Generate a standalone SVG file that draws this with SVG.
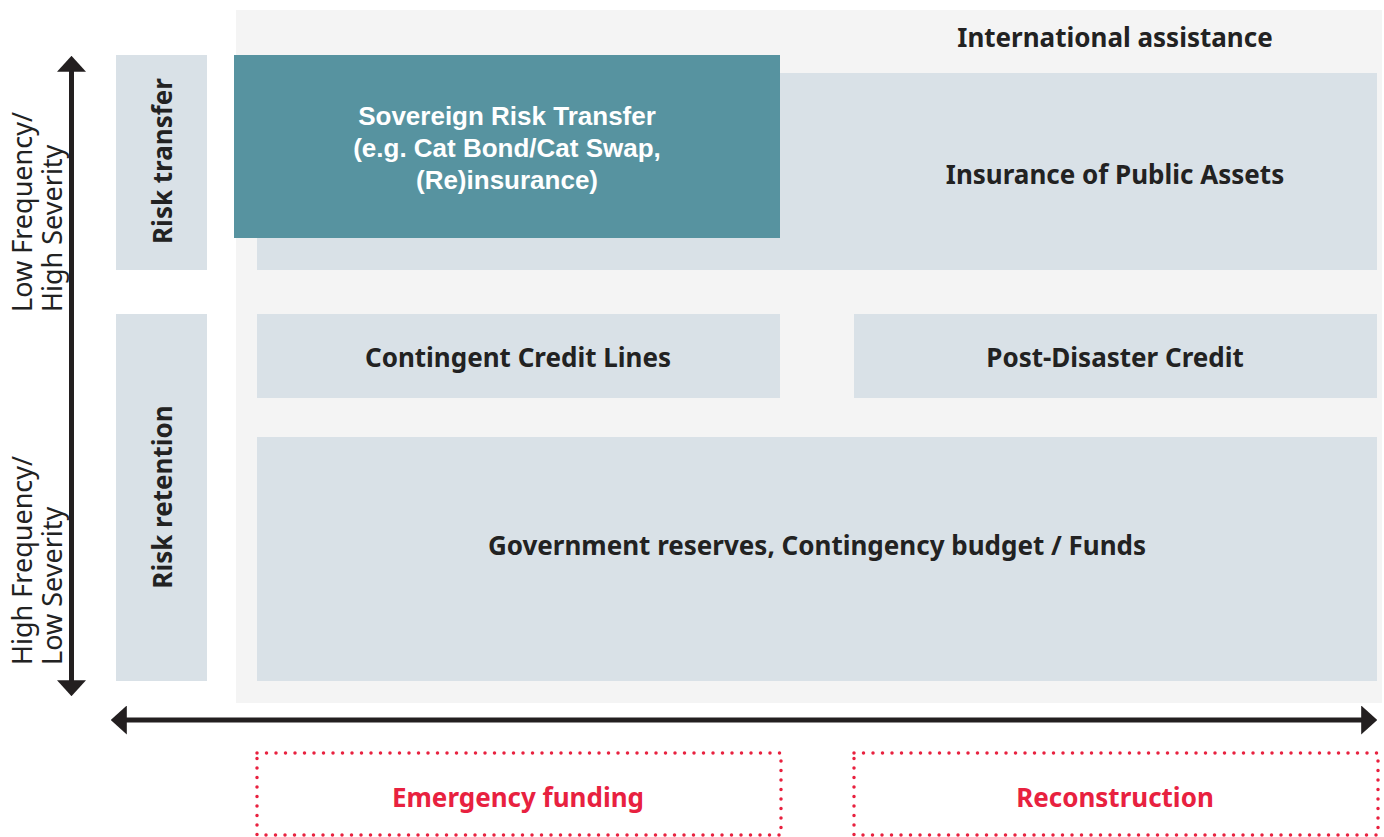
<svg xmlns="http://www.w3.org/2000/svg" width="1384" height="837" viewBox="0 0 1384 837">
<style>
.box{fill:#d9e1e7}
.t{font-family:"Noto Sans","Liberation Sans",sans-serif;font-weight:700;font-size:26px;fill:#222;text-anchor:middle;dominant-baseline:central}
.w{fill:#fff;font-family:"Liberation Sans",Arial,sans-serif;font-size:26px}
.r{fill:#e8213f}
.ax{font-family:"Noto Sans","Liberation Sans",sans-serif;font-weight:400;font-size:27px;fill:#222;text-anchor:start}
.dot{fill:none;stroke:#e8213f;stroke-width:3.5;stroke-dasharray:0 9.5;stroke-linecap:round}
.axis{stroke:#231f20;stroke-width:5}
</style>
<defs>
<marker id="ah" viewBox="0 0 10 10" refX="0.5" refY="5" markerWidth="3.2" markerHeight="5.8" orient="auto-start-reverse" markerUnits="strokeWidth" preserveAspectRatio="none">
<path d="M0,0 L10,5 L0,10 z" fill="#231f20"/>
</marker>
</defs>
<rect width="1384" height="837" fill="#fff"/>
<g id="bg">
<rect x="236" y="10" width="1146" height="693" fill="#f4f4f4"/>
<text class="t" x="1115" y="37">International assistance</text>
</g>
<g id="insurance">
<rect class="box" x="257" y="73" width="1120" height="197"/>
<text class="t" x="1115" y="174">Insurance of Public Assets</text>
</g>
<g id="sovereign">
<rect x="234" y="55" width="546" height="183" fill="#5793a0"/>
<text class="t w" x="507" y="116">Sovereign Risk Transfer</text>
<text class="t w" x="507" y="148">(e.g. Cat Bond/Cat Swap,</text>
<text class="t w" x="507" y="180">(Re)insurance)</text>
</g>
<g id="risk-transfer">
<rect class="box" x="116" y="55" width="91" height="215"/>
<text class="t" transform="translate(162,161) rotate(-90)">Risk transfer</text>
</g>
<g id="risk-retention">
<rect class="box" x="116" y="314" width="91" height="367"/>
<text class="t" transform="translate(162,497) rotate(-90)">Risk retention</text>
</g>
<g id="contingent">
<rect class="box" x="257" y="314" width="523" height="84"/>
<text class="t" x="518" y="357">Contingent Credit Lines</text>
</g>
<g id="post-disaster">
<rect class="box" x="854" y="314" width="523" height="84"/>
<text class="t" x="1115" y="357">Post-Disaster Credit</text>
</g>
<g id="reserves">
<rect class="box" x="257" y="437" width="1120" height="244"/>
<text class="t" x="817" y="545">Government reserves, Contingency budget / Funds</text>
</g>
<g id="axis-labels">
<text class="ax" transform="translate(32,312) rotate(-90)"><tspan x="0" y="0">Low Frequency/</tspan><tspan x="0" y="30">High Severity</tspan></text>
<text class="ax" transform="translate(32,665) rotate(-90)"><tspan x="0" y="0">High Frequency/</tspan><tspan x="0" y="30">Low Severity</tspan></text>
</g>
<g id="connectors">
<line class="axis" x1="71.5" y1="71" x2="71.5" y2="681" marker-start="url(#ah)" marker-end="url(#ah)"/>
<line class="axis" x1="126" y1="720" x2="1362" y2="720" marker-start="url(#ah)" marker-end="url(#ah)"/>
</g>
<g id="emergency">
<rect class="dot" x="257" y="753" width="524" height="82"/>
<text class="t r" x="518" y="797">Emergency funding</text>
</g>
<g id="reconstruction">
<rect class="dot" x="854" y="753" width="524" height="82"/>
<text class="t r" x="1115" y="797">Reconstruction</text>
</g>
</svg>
++++++++++++++++++++
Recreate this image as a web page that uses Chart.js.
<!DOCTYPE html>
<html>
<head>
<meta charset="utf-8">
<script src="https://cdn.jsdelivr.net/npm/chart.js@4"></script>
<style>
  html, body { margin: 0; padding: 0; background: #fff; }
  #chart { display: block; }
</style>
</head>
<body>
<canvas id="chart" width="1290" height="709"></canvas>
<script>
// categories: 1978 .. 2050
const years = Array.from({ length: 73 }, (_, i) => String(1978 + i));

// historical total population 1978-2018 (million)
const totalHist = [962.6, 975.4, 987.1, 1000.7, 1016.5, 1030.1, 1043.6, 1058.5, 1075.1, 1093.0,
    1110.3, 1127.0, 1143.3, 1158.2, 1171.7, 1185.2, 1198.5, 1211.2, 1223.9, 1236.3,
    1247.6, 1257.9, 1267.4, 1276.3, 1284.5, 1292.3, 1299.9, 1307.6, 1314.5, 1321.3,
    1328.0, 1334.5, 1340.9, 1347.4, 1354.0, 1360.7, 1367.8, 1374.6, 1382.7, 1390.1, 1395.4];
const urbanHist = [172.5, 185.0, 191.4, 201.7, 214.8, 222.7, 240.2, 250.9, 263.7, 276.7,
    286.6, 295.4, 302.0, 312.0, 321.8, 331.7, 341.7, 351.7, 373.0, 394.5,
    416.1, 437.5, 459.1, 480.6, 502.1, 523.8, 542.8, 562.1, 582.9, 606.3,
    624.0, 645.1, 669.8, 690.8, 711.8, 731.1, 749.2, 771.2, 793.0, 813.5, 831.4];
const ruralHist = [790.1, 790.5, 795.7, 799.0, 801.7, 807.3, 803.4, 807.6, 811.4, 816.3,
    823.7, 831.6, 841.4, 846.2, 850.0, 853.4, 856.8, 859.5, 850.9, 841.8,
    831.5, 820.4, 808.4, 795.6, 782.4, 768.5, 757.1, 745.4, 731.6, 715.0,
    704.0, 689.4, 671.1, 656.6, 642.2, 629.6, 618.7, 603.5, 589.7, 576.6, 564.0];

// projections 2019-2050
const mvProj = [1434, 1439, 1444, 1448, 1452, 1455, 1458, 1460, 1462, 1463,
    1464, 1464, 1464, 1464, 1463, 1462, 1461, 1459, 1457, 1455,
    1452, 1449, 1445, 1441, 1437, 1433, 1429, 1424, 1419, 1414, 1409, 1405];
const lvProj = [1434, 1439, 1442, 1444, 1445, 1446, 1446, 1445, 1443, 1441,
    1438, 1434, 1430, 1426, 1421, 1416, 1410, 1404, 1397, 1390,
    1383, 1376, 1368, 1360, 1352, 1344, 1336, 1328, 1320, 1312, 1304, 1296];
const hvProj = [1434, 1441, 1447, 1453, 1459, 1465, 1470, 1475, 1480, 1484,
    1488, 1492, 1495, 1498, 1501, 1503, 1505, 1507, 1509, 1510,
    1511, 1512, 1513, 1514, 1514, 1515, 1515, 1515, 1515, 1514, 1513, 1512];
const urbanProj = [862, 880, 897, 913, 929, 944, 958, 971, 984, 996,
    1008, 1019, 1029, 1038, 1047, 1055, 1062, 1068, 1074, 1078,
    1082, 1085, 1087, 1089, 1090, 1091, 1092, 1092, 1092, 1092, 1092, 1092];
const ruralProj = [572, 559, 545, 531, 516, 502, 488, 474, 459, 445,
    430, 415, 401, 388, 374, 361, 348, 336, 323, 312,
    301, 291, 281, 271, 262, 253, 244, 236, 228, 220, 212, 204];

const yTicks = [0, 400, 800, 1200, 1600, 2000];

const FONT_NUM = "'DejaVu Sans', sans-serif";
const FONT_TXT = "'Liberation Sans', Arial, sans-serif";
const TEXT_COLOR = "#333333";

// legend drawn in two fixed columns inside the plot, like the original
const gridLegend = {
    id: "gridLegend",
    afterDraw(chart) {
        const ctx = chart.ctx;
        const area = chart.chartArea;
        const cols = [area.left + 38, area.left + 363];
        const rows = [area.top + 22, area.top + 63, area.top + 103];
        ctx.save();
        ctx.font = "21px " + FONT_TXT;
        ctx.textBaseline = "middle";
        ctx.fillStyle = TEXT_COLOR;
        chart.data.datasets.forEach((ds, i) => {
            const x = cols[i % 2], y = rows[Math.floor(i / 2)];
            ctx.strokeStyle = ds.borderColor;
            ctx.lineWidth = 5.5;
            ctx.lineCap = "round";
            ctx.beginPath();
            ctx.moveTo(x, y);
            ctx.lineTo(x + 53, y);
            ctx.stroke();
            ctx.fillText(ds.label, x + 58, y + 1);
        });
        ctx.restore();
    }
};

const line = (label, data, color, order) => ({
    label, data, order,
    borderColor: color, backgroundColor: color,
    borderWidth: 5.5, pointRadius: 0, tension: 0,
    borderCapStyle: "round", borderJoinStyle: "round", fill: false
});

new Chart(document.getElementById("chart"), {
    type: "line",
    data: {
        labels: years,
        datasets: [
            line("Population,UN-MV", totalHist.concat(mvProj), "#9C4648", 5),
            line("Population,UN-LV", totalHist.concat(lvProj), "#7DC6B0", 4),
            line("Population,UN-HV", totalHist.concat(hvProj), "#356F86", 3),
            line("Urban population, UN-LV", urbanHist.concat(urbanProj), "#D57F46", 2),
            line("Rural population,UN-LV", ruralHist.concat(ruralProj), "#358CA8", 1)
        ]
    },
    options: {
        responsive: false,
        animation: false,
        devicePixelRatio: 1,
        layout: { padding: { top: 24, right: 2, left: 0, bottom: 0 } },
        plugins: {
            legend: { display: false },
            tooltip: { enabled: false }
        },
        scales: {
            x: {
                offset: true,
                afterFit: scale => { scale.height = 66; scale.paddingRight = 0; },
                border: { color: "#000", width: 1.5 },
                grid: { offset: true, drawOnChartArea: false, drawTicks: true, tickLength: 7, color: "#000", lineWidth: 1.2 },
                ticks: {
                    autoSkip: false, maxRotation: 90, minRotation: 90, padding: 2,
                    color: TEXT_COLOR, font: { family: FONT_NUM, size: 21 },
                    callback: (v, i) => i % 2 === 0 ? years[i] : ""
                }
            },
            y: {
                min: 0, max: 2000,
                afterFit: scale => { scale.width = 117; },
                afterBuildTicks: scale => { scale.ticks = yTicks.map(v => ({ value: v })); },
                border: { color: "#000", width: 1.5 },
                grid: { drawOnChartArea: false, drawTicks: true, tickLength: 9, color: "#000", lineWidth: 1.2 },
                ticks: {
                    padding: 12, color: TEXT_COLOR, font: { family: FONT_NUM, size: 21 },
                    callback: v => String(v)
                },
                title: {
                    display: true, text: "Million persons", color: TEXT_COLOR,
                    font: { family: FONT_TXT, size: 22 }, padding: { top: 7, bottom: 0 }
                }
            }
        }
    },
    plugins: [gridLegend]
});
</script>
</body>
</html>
++++++++++++++++++++
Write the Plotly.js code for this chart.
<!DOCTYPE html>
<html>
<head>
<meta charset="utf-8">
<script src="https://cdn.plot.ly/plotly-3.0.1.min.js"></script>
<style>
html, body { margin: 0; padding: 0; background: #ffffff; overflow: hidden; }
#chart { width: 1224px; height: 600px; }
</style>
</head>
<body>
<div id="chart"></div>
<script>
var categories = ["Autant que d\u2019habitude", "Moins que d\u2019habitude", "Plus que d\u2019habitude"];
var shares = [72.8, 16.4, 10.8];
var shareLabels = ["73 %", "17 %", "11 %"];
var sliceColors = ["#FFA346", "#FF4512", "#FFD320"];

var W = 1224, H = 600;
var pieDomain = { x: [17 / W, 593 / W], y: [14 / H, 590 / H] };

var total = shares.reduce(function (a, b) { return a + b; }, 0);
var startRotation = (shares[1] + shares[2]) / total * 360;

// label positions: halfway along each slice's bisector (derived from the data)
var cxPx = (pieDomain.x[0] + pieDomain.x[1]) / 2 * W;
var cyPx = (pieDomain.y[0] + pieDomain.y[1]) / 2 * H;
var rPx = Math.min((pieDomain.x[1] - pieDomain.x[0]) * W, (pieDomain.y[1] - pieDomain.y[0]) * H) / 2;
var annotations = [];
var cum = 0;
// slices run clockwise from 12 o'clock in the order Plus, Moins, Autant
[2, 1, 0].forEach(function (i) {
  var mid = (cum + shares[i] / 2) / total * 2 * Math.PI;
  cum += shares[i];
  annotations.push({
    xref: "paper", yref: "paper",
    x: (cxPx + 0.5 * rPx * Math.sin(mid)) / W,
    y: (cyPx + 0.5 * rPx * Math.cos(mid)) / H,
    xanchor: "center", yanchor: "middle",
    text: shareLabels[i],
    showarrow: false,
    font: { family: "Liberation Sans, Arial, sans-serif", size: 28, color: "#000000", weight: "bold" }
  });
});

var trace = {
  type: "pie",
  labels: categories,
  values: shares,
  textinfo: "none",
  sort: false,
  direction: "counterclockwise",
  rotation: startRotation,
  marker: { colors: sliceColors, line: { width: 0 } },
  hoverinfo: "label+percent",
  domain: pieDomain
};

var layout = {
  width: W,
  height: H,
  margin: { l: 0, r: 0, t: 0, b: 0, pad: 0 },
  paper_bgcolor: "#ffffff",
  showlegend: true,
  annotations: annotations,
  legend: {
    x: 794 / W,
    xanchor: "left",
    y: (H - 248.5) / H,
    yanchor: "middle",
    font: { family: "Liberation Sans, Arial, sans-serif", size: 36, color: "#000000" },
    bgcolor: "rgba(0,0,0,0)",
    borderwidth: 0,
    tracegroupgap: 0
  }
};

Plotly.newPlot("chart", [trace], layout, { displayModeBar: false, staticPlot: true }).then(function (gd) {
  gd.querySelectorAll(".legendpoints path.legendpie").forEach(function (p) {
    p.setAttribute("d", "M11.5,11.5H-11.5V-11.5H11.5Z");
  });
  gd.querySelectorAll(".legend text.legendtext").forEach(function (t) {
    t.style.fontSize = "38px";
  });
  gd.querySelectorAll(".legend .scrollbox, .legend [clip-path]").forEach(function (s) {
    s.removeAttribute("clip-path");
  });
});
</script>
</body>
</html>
++++++++++++++++++++
**What is asked:**
Taking the lines above, repeat exactly those from the line that contains "Write the Plotly.js code for this chart." through the line that contains "var startRotation = (shares[1]", and both of those lines as well. Include nothing else.

**Answer:**
Write the Plotly.js code for this chart.
<!DOCTYPE html>
<html>
<head>
<meta charset="utf-8">
<script src="https://cdn.plot.ly/plotly-3.0.1.min.js"></script>
<style>
html, body { margin: 0; padding: 0; background: #ffffff; overflow: hidden; }
#chart { width: 1224px; height: 600px; }
</style>
</head>
<body>
<div id="chart"></div>
<script>
var categories = ["Autant que d\u2019habitude", "Moins que d\u2019habitude", "Plus que d\u2019habitude"];
var shares = [72.8, 16.4, 10.8];
var shareLabels = ["73 %", "17 %", "11 %"];
var sliceColors = ["#FFA346", "#FF4512", "#FFD320"];

var W = 1224, H = 600;
var pieDomain = { x: [17 / W, 593 / W], y: [14 / H, 590 / H] };

var total = shares.reduce(function (a, b) { return a + b; }, 0);
var startRotation = (shares[1] + shares[2]) / total * 360;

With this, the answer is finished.